All this brings us to the familiar question of industry approval by the likes of the Academy Awards, Golden Globes, Grammys, etc.: Should we care? (The conversation still feels fresh given the fact that just a couple of weeks ago, Beyonce’s “Lemonade” lost to Adele’s “25.”) The Academy’s voting criteria remains a mystery to the general public, though part of the scrutiny has been that a large reason that prior snubs and losses have happened is because of a lack of diversity in its voting ranks.

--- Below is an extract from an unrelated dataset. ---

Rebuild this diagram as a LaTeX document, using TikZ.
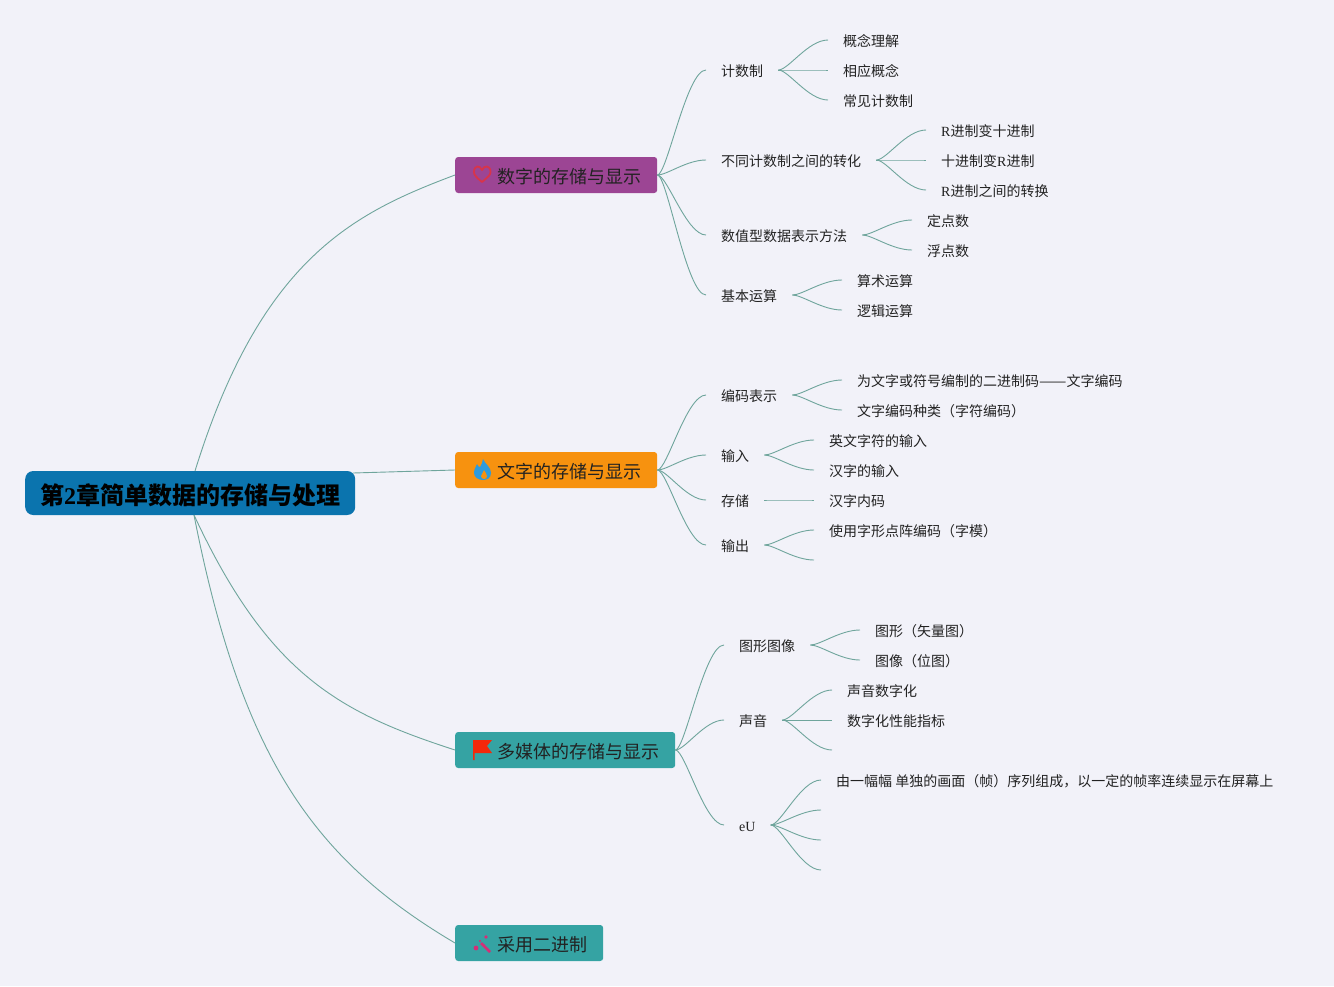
\documentclass[tikz,border=0pt]{standalone}
\usepackage{fontspec}
\setmainfont{Noto Sans CJK SC}
\newfontfamily\latinfont{Liberation Serif}
\usetikzlibrary{positioning,calc}
\definecolor{pozadina}{HTML}{F2F2F9}
\definecolor{grana}{HTML}{6FA59C}
\definecolor{tekst}{HTML}{222222}
\definecolor{rootblue}{HTML}{0B74AE}
\definecolor{topicpurple}{HTML}{9C4594}
\definecolor{topicorange}{HTML}{F7920F}
\definecolor{topicteal}{HTML}{35A3A3}
\definecolor{heartred}{HTML}{D8344A}
\definecolor{flameblue}{HTML}{2E9BDC}
\definecolor{flagred}{HTML}{F5280A}
\definecolor{wandpink}{HTML}{D42E77}
\tikzset{
	leaf/.style={anchor=west, inner xsep=15pt, inner ysep=0pt, font=\fontsize{14}{16}\selectfont, text=tekst, text height=15pt, text depth=2pt},
	topic/.style={anchor=west, rounded corners=3pt, inner xsep=16pt, inner ysep=0pt, minimum height=36pt, font=\fontsize{18}{20}\selectfont, text=tekst, text height=21pt, text depth=3.4pt, execute at begin node={\hspace*{26pt}}},
	branch/.style={draw=grana, line width=0.9pt},
	fan/.style={branch, to path={let \p1=(\tikztostart), \p2=(\tikztotarget) in .. controls ({\x1+0.2*(\x2-\x1)},\y1) and ({\x1+0.6*(\x2-\x1)},\y2) .. (\tikztotarget)}}
}
\begin{document}
\begin{tikzpicture}[x=1pt, y=-1pt]
	\fill[pozadina] (0,0) rectangle (1334,986);
	\useasboundingbox (0,0) rectangle (1334,986);

	%root
	\node[anchor=west, rounded corners=8pt, fill=rootblue, minimum height=44pt, inner xsep=15pt, inner ysep=0pt, text=black, font=\fontsize{24}{26}\selectfont\bfseries, text height=27pt, text depth=4pt] (root) at (25,493) {第{\latinfont 2}章简单数据的存储与处理};
	\coordinate (rootup) at (195,471);
	\coordinate (rootdown) at (194,515);
	\coordinate (rootright) at (353,473);

	%topics
	\node[topic, fill=topicpurple] (shuzi) at (455,175) {数字的存储与显示};
	\node[topic, fill=topicorange] (wenzi) at (455,470) {文字的存储与显示};
	\node[topic, fill=topicteal] (duomeiti) at (455,750) {多媒体的存储与显示};
	\node[topic, fill=topicteal] (caiyong) at (455,943) {采用二进制};

	\draw[branch] (rootup) .. controls (261,258) and (354,213) .. (shuzi.west);
	\draw[branch] (rootright) -- (wenzi.west);
	\draw[branch] (rootdown) .. controls (269,676) and (341,713) .. (duomeiti.west);
	\draw[branch] (rootdown) .. controls (242,760) and (315,860) .. (caiyong.west);

	%icons
	\draw[line width=1.8pt, draw=heartred, line join=round] (482,182) .. controls (476,177) and (474,175) .. (474,172) .. controls (474,165) and (480,165) .. (482,170) .. controls (484,165) and (490.5,165) .. (490.5,172) .. controls (490.5,175) and (488,177) .. (482,182) -- cycle;
	\fill[flameblue] (483,459) .. controls (485,464) and (491,467) .. (491,473) .. controls (491,478) and (487,480) .. (483,480) .. controls (478,480) and (474,477) .. (474,473) .. controls (474,469) and (476,467) .. (477,464) .. controls (478,466) and (479,467) .. (480,467) .. controls (481,465) and (483,462) .. (483,459) -- cycle;
	\fill[topicorange] (484,470) .. controls (484,472) and (481,474) .. (481,476) .. controls (481,478) and (482.5,479) .. (484,479) .. controls (486,479) and (487,478) .. (487,476) .. controls (487,474) and (485,472) .. (484,470) -- cycle;
	\fill[flagred] (473,740) -- (492,740) -- (487,746) -- (492,753) -- (474.5,753) -- (474.5,760) -- (473,760) -- cycle;
	\draw[line width=2.5pt, draw=wandpink] (481,943) -- (490,952);
	\fill[wandpink] (486,937) circle (1.8) (476,948) circle (2.4) (480,941) circle (1.2) (484,945) circle (0.8);

	%digits
	\node[leaf] (jishu) at (706,70) {计数制};
	\node[leaf] (gainian) at (828,40) {概念理解};
	\node[leaf] (xiangying) at (828,70) {相应概念};
	\node[leaf] (changjian) at (828,100) {常见计数制};
	\node[leaf] (zhuanhua) at (706,160) {不同计数制之间的转化};
	\node[leaf] (rshi) at (926,130) {{\latinfont R}进制变十进制};
	\node[leaf] (shir) at (926,160) {十进制变{\latinfont R}进制};
	\node[leaf] (rr) at (926,190) {{\latinfont R}进制之间的转换};
	\node[leaf] (shuzhi) at (706,235) {数值型数据表示方法};
	\node[leaf] (dingdian) at (912,220) {定点数};
	\node[leaf] (fudian) at (912,250) {浮点数};
	\node[leaf] (jiben) at (706,295) {基本运算};
	\node[leaf] (suanshu) at (842,280) {算术运算};
	\node[leaf] (luoji) at (842,310) {逻辑运算};

	\draw[fan] (shuzi.east) to (jishu.west);
	\draw[fan] (shuzi.east) to (zhuanhua.west);
	\draw[fan] (shuzi.east) to (shuzhi.west);
	\draw[fan] (shuzi.east) to (jiben.west);
	\draw[fan] (jishu.east) to (gainian.west);
	\draw[fan] (jishu.east) to (xiangying.west);
	\draw[fan] (jishu.east) to (changjian.west);
	\draw[fan] (zhuanhua.east) to (rshi.west);
	\draw[fan] (zhuanhua.east) to (shir.west);
	\draw[fan] (zhuanhua.east) to (rr.west);
	\draw[fan] (shuzhi.east) to (dingdian.west);
	\draw[fan] (shuzhi.east) to (fudian.west);
	\draw[fan] (jiben.east) to (suanshu.west);
	\draw[fan] (jiben.east) to (luoji.west);

	%text
	\node[leaf] (bianma) at (706,395) {编码表示};
	\node[leaf] (wenzibianma) at (842,380) {为文字或符号编制的二进制码\scalebox{1.167}[1]{——}文字编码};
	\node[leaf] (zhonglei) at (842,410) {文字编码种类（字符编码）};
	\node[leaf] (shuru) at (706,455) {输入};
	\node[leaf] (yingwen) at (814,440) {英文字符的输入};
	\node[leaf] (hanzi) at (814,470) {汉字的输入};
	\node[leaf] (cunchu) at (706,500) {存储};
	\node[leaf] (neima) at (814,500) {汉字内码};
	\node[leaf] (shuchu) at (706,545) {输出};
	\node[leaf] (zimo) at (814,530) {使用字形点阵编码（字模）};
	\coordinate (shuchuend) at (814,560);

	\draw[fan] (wenzi.east) to (bianma.west);
	\draw[fan] (wenzi.east) to (shuru.west);
	\draw[fan] (wenzi.east) to (cunchu.west);
	\draw[fan] (wenzi.east) to (shuchu.west);
	\draw[fan] (bianma.east) to (wenzibianma.west);
	\draw[fan] (bianma.east) to (zhonglei.west);
	\draw[fan] (shuru.east) to (yingwen.west);
	\draw[fan] (shuru.east) to (hanzi.west);
	\draw[fan] (cunchu.east) to (neima.west);
	\draw[fan] (shuchu.east) to (zimo.west);
	\draw[fan] (shuchu.east) to (shuchuend);

	%media
	\node[leaf] (tuxing) at (724,645) {图形图像};
	\node[leaf] (shiliang) at (860,630) {图形（矢量图）};
	\node[leaf] (weitu) at (860,660) {图像（位图）};
	\node[leaf] (shengyin) at (724,720) {声音};
	\node[leaf] (shuzihua) at (832,690) {声音数字化};
	\node[leaf] (xingneng) at (832,720) {数字化性能指标};
	\coordinate (shengyinend) at (832,750);
	\node[leaf] (eu) at (724,825) {\latinfont eU};
	\node[leaf] (zhen) at (821,780) {由一幅幅 单独的画面（帧）序列组成，以一定的帧率连续显示在屏幕上};
	\coordinate (euend1) at (821,810);
	\coordinate (euend2) at (821,840);
	\coordinate (euend3) at (821,870);

	\draw[fan] (duomeiti.east) to (tuxing.west);
	\draw[fan] (duomeiti.east) to (shengyin.west);
	\draw[fan] (duomeiti.east) to (eu.west);
	\draw[fan] (tuxing.east) to (shiliang.west);
	\draw[fan] (tuxing.east) to (weitu.west);
	\draw[fan] (shengyin.east) to (shuzihua.west);
	\draw[fan] (shengyin.east) to (xingneng.west);
	\draw[fan] (shengyin.east) to (shengyinend);
	\draw[fan] (eu.east) to (zhen.west);
	\draw[fan] (eu.east) to (euend1);
	\draw[fan] (eu.east) to (euend2);
	\draw[fan] (eu.east) to (euend3);
\end{tikzpicture}
\end{document}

As of 2016, the Academy’s 6,200 Oscar voters were 91 percent white, 76 percent male, with Blacks (3 percent), Asians (2 percent) and Latinx (2 percent) statistical blips in the representation ranks. In a move to address this, the Academy has reformed its membership bylaws, vowing to double the number of women and nonwhite voters by 2020, capping the term limit to 10 years and increasing and diversifying its governor seats. Those important, but glacial, moves will undoubtedly help the Academy move forward, but they will not provide long-term satisfaction, only a wait-and-see attitude. It’s also important to remember that the Oscars merely award what’s presented to them, and as such, its influence is both out sized and reactionary. It can’t set the Hollywood standards on production, casting, writing, directorial or green lighting choices — the crucial pipeline spots that would also increase industry diversity — it can only evaluate the products.

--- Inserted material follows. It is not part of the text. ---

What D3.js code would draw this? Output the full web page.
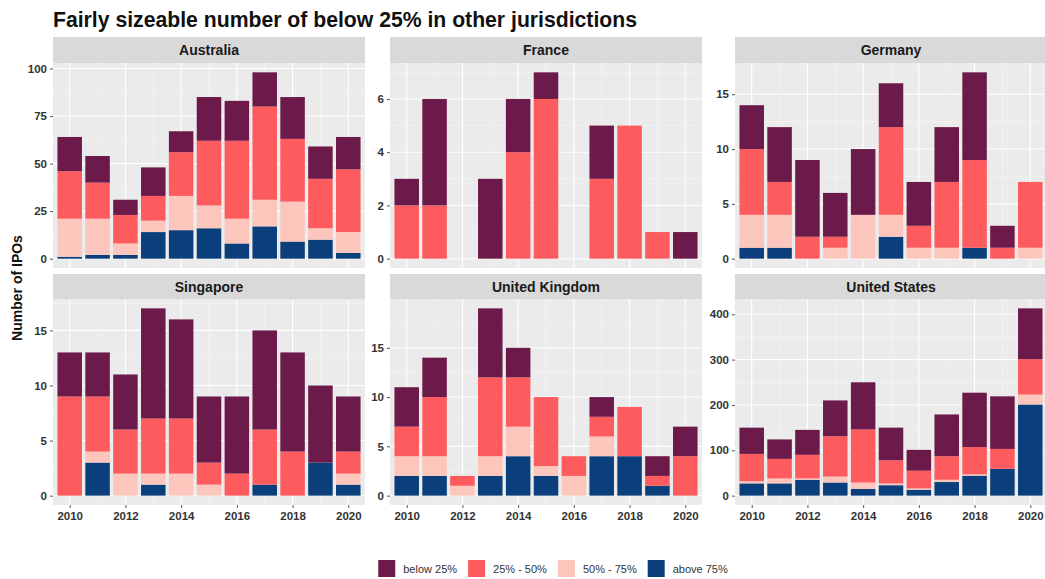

Or can it? Across the pond, the BAFTA, the British equivalent of the Oscars, issued its own reform strategy. It not only altered the criteria for membership, it also changed its nomination requirements, requiring that nominees now meet at least two of four standards that address issues concerning meaningful contributions of traditionally underrepresented groups. The BAFTA moves come with the acknowledgment that representation in front of the camera isn’t the only one that matters. If Hollywood and the Academy want to meaningfully influence its own enterprise, BAFTA’s approach gives some ideas on how to pressure and incentivize.
The reality is that the film industry and its awards ceremonies will continue to disappoint us even as they pull us in every year. Winning and losing in these arenas still has tremendous import for the public because art still mirrors how society views itself, and who matters in music, comedy, film and TV still have the ability to shape our consciousness and conversations with each other. Many people still take their cues from pop culture, so the images we’re shown — and not shown — matter a great deal. There is power in admission and omission of identities, histories and stories
Black people have precarious relationships with institutions evaluating our merit and mobility, with everything from colleges to banks to the criminal justice system operating in fashions that offer, at best, incremental hope and change. This may or may not mean we should distance ourselves from these ceremonies, but it does mean that we should tread lightly in our investment of the Oscars and institutions like it. Institutions, after all, will make fair use of anyone.